→ **DATA PROVIDED**:
#####

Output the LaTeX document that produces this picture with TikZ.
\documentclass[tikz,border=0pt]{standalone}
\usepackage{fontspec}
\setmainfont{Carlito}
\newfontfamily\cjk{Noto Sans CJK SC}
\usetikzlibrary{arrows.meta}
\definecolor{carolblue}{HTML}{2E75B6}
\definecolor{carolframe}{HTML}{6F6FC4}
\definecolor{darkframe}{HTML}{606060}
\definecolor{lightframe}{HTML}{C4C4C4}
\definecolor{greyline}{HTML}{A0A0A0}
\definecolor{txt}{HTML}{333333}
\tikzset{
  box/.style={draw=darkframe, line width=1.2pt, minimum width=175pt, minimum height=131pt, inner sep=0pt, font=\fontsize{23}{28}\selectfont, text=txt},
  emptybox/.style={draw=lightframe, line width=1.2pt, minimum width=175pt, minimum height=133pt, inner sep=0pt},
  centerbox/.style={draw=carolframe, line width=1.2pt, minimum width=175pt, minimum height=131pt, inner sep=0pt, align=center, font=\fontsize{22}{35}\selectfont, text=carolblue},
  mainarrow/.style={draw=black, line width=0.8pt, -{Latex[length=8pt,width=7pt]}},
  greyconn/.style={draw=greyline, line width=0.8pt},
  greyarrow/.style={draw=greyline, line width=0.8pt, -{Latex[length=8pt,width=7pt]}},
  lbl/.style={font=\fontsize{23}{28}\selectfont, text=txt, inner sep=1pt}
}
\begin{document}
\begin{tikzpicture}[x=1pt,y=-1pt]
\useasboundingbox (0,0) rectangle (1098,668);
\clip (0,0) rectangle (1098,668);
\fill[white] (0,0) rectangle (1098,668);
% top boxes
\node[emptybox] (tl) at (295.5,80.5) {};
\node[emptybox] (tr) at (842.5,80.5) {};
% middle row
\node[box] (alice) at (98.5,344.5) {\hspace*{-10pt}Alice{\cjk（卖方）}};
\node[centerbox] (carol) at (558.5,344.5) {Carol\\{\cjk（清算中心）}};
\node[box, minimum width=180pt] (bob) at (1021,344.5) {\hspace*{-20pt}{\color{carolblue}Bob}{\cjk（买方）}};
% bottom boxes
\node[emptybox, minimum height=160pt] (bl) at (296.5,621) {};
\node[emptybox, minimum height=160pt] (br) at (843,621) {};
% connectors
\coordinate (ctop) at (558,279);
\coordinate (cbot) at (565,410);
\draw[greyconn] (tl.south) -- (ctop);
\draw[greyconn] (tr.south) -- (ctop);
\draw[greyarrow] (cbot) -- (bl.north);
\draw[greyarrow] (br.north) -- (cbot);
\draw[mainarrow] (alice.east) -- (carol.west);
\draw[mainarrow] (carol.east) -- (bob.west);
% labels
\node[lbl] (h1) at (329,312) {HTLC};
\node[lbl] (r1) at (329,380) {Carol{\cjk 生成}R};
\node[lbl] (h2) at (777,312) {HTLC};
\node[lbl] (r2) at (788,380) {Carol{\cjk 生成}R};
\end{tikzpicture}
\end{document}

#####

→ **INSTRUCTION**:
Your task is to transcribe the material exactly.

→ **SOLUTION TO THE EXERCISE**:
Output the LaTeX document that produces this picture with TikZ.
\documentclass[tikz,border=0pt]{standalone}
\usepackage{fontspec}
\setmainfont{Carlito}
\newfontfamily\cjk{Noto Sans CJK SC}
\usetikzlibrary{arrows.meta}
\definecolor{carolblue}{HTML}{2E75B6}
\definecolor{carolframe}{HTML}{6F6FC4}
\definecolor{darkframe}{HTML}{606060}
\definecolor{lightframe}{HTML}{C4C4C4}
\definecolor{greyline}{HTML}{A0A0A0}
\definecolor{txt}{HTML}{333333}
\tikzset{
  box/.style={draw=darkframe, line width=1.2pt, minimum width=175pt, minimum height=131pt, inner sep=0pt, font=\fontsize{23}{28}\selectfont, text=txt},
  emptybox/.style={draw=lightframe, line width=1.2pt, minimum width=175pt, minimum height=133pt, inner sep=0pt},
  centerbox/.style={draw=carolframe, line width=1.2pt, minimum width=175pt, minimum height=131pt, inner sep=0pt, align=center, font=\fontsize{22}{35}\selectfont, text=carolblue},
  mainarrow/.style={draw=black, line width=0.8pt, -{Latex[length=8pt,width=7pt]}},
  greyconn/.style={draw=greyline, line width=0.8pt},
  greyarrow/.style={draw=greyline, line width=0.8pt, -{Latex[length=8pt,width=7pt]}},
  lbl/.style={font=\fontsize{23}{28}\selectfont, text=txt, inner sep=1pt}
}
\begin{document}
\begin{tikzpicture}[x=1pt,y=-1pt]
\useasboundingbox (0,0) rectangle (1098,668);
\clip (0,0) rectangle (1098,668);
\fill[white] (0,0) rectangle (1098,668);
% top boxes
\node[emptybox] (tl) at (295.5,80.5) {};
\node[emptybox] (tr) at (842.5,80.5) {};
% middle row
\node[box] (alice) at (98.5,344.5) {\hspace*{-10pt}Alice{\cjk（卖方）}};
\node[centerbox] (carol) at (558.5,344.5) {Carol\\{\cjk（清算中心）}};
\node[box, minimum width=180pt] (bob) at (1021,344.5) {\hspace*{-20pt}{\color{carolblue}Bob}{\cjk（买方）}};
% bottom boxes
\node[emptybox, minimum height=160pt] (bl) at (296.5,621) {};
\node[emptybox, minimum height=160pt] (br) at (843,621) {};
% connectors
\coordinate (ctop) at (558,279);
\coordinate (cbot) at (565,410);
\draw[greyconn] (tl.south) -- (ctop);
\draw[greyconn] (tr.south) -- (ctop);
\draw[greyarrow] (cbot) -- (bl.north);
\draw[greyarrow] (br.north) -- (cbot);
\draw[mainarrow] (alice.east) -- (carol.west);
\draw[mainarrow] (carol.east) -- (bob.west);
% labels
\node[lbl] (h1) at (329,312) {HTLC};
\node[lbl] (r1) at (329,380) {Carol{\cjk 生成}R};
\node[lbl] (h2) at (777,312) {HTLC};
\node[lbl] (r2) at (788,380) {Carol{\cjk 生成}R};
\end{tikzpicture}
\end{document}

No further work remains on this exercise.